In the retail space (like clothes) the much used "Sale Now On" sales technique is regulated by requiring shops to have the merchandise in their stores for at least a number of weeks at the normal price, before they are legally allowed to claim a sales discount. So the merchandise had to be on the rack at $100, and for sale to the customers of the store for a period of time, before the store can discount the price to $35 and claim the 65% discount. That avoids the practice of getting merchandise in that should sell for $35, and then sell it for $35 and claiming a 65% discount.

Not so in insurance.

One of the most common practices in insurance is the "No Claims Discount", or "No Claims Bonus", where an insurance company would give you typically up to a 65% "discount" for not having had any claims for a period of time. Consumers take it quite seriously and also take pride in their NCD "status".

What happens in reality? Is there a "normal" price? Is there a $100 that was discounted to $35? Not really. Insurance has no "RRP", or Recommended Retail Price, as each insurance company takes into account a myriad of factors in calculating an individual's specific premium.

To prove the point:

  1. Take your insurance premium you are actually paying (let's say it is $700 a year). Your insurance company claims that they are giving you a 65% NCB. To do the maths, it works like this:
    "Normal" premium x ( 1 minus 65% discount ) = Premium you're actually paying
    so
    "Normal" premium x ( 1 minus 65% discount ) = $700
    to make the equation work:
    "Normal" premium needs to equal $2,000!
    Hard to believe.
  2. 90% of people are on a maximum NCD. That makes it difficult to believe that the maximum NCD is not the market price. With all the steps between a rating scale of typically 1 through to 6, it is hard to believe that the fraction of people (2%?) on a rating 6 is the "normal" price.
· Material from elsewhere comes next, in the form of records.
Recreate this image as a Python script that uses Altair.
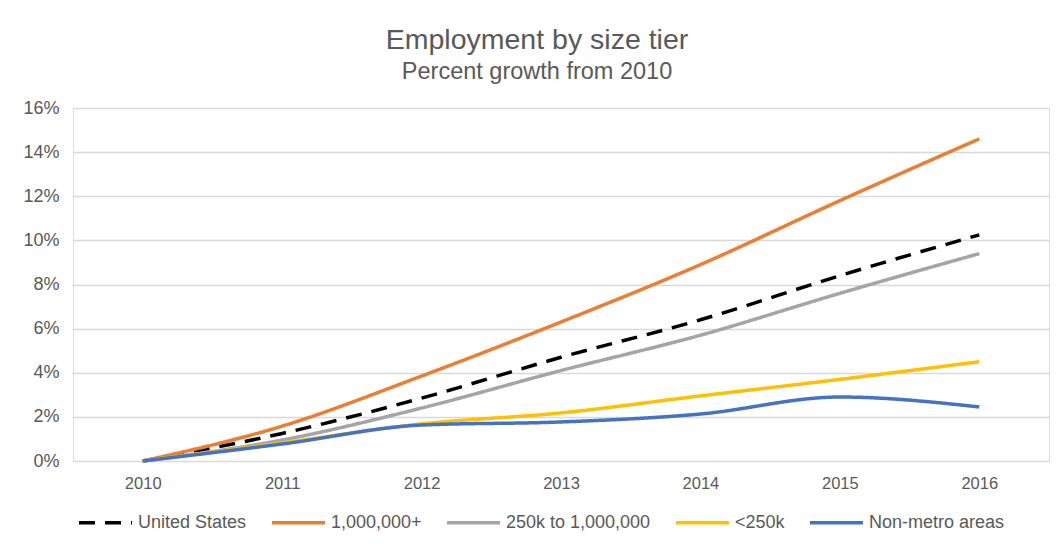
import altair as alt
import pandas as pd

years = ["2010", "2011", "2012", "2013", "2014", "2015", "2016"]
series_names = ["United States", "1,000,000+", "250k to 1,000,000", "<250k", "Non-metro areas"]
us = [0.0, 0.0125, 0.0285, 0.047, 0.064, 0.084, 0.1025]
big = [0.0, 0.0158, 0.0385, 0.063, 0.089, 0.118, 0.146]
mid = [0.0, 0.0095, 0.024, 0.041, 0.057, 0.076, 0.094]
small = [0.0, 0.0082, 0.0168, 0.0218, 0.0295, 0.037, 0.045]
nonmetro = [0.0, 0.0077, 0.0163, 0.0177, 0.0213, 0.029, 0.0245]
colors = ["#000000", "#ED7D31", "#A5A5A5", "#FFC000", "#4472C4"]
dashes = [[16, 10], [1, 0], [1, 0], [1, 0], [1, 0]]
y_ticks = [0, 0.02, 0.04, 0.06, 0.08, 0.10, 0.12, 0.14, 0.16]

rows = []
for name, vals in zip(series_names, [us, big, mid, small, nonmetro]):
    for yr, v in zip(years, vals):
        rows.append({"year": yr, "series": name, "value": v})
df = pd.DataFrame(rows)

W, H = 976, 353
PL, PT = 65, 100

lines = alt.Chart(df).mark_line(strokeWidth=3.5, interpolate="monotone").encode(
    x=alt.X("year:N", sort=years, scale=alt.Scale(type="point", padding=0.5),
            axis=alt.Axis(title=None, labelAngle=0, ticks=False, domain=False,
                          labelPadding=14, labelFontSize=16.5, labelColor="#595959",
                          labelFont="Liberation Sans")),
    y=alt.Y("value:Q", scale=alt.Scale(domain=[0, 0.16], nice=False),
            axis=alt.Axis(title=None, values=y_ticks, format=".0%", ticks=False,
                          domain=False, labelPadding=14, labelFontSize=18,
                          labelColor="#595959", labelFont="Liberation Sans",
                          gridColor="#d9d9d9", gridWidth=1.5)),
    color=alt.Color("series:N", sort=series_names,
                    scale=alt.Scale(domain=series_names, range=colors),
                    legend=alt.Legend(title=None, orient="none", direction="horizontal",
                                      legendX=4, legendY=386, symbolType="stroke",
                                      symbolSize=2809, symbolStrokeWidth=3.5,
                                      labelFontSize=18, labelColor="#595959",
                                      labelFont="Liberation Sans", columnPadding=18,
                                      labelOffset=4)),
    strokeDash=alt.StrokeDash("series:N", sort=series_names,
                              scale=alt.Scale(domain=series_names, range=dashes),
                              legend=None),
)

chart = lines.properties(
    width=W, height=H,
    title=alt.TitleParams(
        text="Employment by size tier",
        subtitle="Percent growth from 2010",
        anchor="middle", dx=-24, offset=16,
        fontSize=28.5, subtitleFontSize=23.5, font="Liberation Sans",
        subtitleFont="Liberation Sans", fontWeight="normal",
        color="#595959", subtitleColor="#595959", subtitlePadding=5,
    ),
    autosize=alt.AutoSizeParams(type="none"),
    padding={"left": PL, "top": PT, "right": 7, "bottom": 78},
).configure_view(stroke=None).configure(background="white")

chart.save("out.html", embed_options={"renderer": "svg", "actions": False})
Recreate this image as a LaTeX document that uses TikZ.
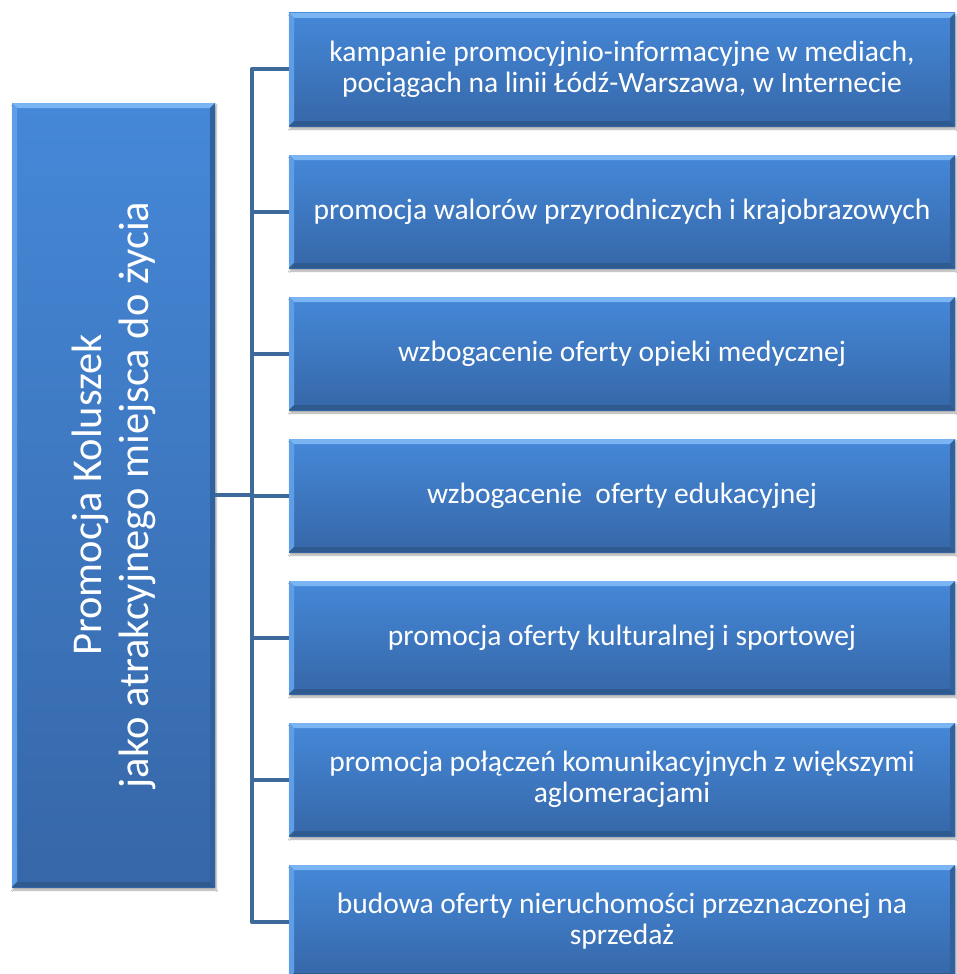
\documentclass[tikz,border=0pt]{standalone}
\usepackage{fontspec}
\setmainfont{Carlito}
\usetikzlibrary{shadows.blur,calc}
\definecolor{boxtop}{HTML}{4588D8}
\definecolor{boxbot}{HTML}{3667A8}
\definecolor{bevT}{HTML}{7AB4F2}
\definecolor{bevL}{HTML}{5E9DE7}
\definecolor{bevB}{HTML}{2E5A90}
\definecolor{bevR}{HTML}{32629E}
\definecolor{conncol}{HTML}{3E6A9B}
\newcommand{\bvw}{5pt}
\tikzset{
  bevelbox/.style={rectangle, inner sep=0pt, outer sep=0pt,
    top color=boxtop, bottom color=boxbot, text=white,
    blur shadow={shadow xshift=1pt, shadow yshift=-3pt, shadow blur steps=6, shadow opacity=35},
    path picture={
      \fill[bevT] (path picture bounding box.north west) -- (path picture bounding box.north east)
        -- ([xshift=-\bvw,yshift=-\bvw]path picture bounding box.north east)
        -- ([xshift=\bvw,yshift=-\bvw]path picture bounding box.north west) -- cycle;
      \fill[bevL] (path picture bounding box.north west) -- (path picture bounding box.south west)
        -- ([xshift=\bvw,yshift=\bvw]path picture bounding box.south west)
        -- ([xshift=\bvw,yshift=-\bvw]path picture bounding box.north west) -- cycle;
      \fill[bevB] (path picture bounding box.south west) -- (path picture bounding box.south east)
        -- ([xshift=-\bvw,yshift=\bvw]path picture bounding box.south east)
        -- ([xshift=\bvw,yshift=\bvw]path picture bounding box.south west) -- cycle;
      \fill[bevR] (path picture bounding box.north east) -- (path picture bounding box.south east)
        -- ([xshift=-\bvw,yshift=\bvw]path picture bounding box.south east)
        -- ([xshift=-\bvw,yshift=-\bvw]path picture bounding box.north east) -- cycle;
    }},
  itembox/.style={bevelbox, minimum width=666pt, minimum height=113pt,
    font=\fontsize{29.5}{31}\selectfont, align=center},
  conn/.style={draw=conncol, line width=4pt, line join=round},
  bigtext/.style={text=white, rotate=90, align=center, font=\fontsize{42.5}{47}\selectfont, inner sep=0pt}
}
\begin{document}
\begin{tikzpicture}[x=1pt,y=-1pt]
\useasboundingbox (0,0) rectangle (957,974);
\fill[white] (0,0) rectangle (957,974);
\coordinate (J) at (251.5,495);
\node[bevelbox, minimum width=203pt, minimum height=784pt] (L) at (113.5,495) {};
\node[bigtext] (Lt) at (L.center) {Promocja Koluszek\\jako atrakcyjnego miejsca do życia};
\node[itembox] (b1) at (622,69.5) {kampanie promocyjnio-informacyjne w mediach,\\pociągach na linii Łódź-Warszawa, w Internecie};
\node[itembox] (b2) at (622,211.5) {promocja walorów przyrodniczych i krajobrazowych};
\node[itembox] (b3) at (622,353.5) {wzbogacenie oferty opieki medycznej};
\node[itembox] (b4) at (622,495.5) {wzbogacenie~ oferty edukacyjnej};
\node[itembox] (b5) at (622,637.5) {promocja oferty kulturalnej i sportowej};
\node[itembox] (b6) at (622,779.5) {promocja połączeń komunikacyjnych z większymi\\aglomeracjami};
\node[itembox] (b7) at (622,921.5) {budowa oferty nieruchomości przeznaczonej na\\sprzedaż};
\draw[conn] (L.east) -- (J);
\draw[conn] (J) |- (b1.west);
\draw[conn] (J) |- (b2.west);
\draw[conn] (J) |- (b3.west);
\draw[conn] (J) |- (b4.west);
\draw[conn] (J) |- (b5.west);
\draw[conn] (J) |- (b6.west);
\draw[conn] (J) |- (b7.west);
\end{tikzpicture}
\end{document}
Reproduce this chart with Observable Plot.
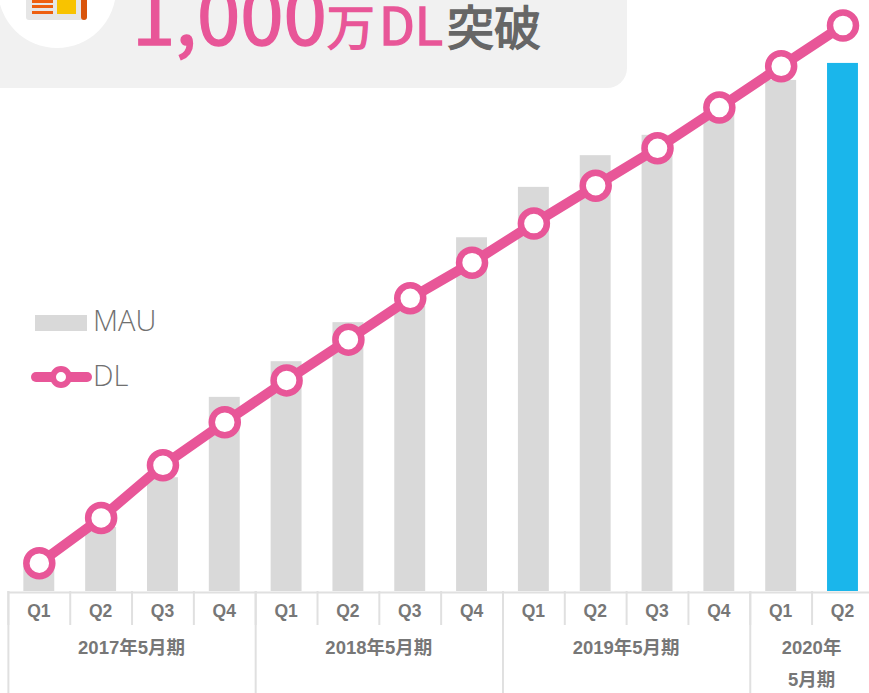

The advert below (large Australian insurer) has been used extensively in print, on TV and is still used online. Add up the discounts. It comes to 105%! So they're going to pay you 5% of the "normal" price if you're really good? I don't think so.

Clearly the promises are all smoke and mirrors. If you read the fine print, it says that the 20% loyalty discount is available after 15 years. And also: "For customers with a No Claim Discount or Bonus, these are applied after the Multi-Policy Discount and Years of Insurance Discount." Not sure what that means? Clearly the marketing people at this company are not very good with maths. Or maybe they are, and the rest of us isn't?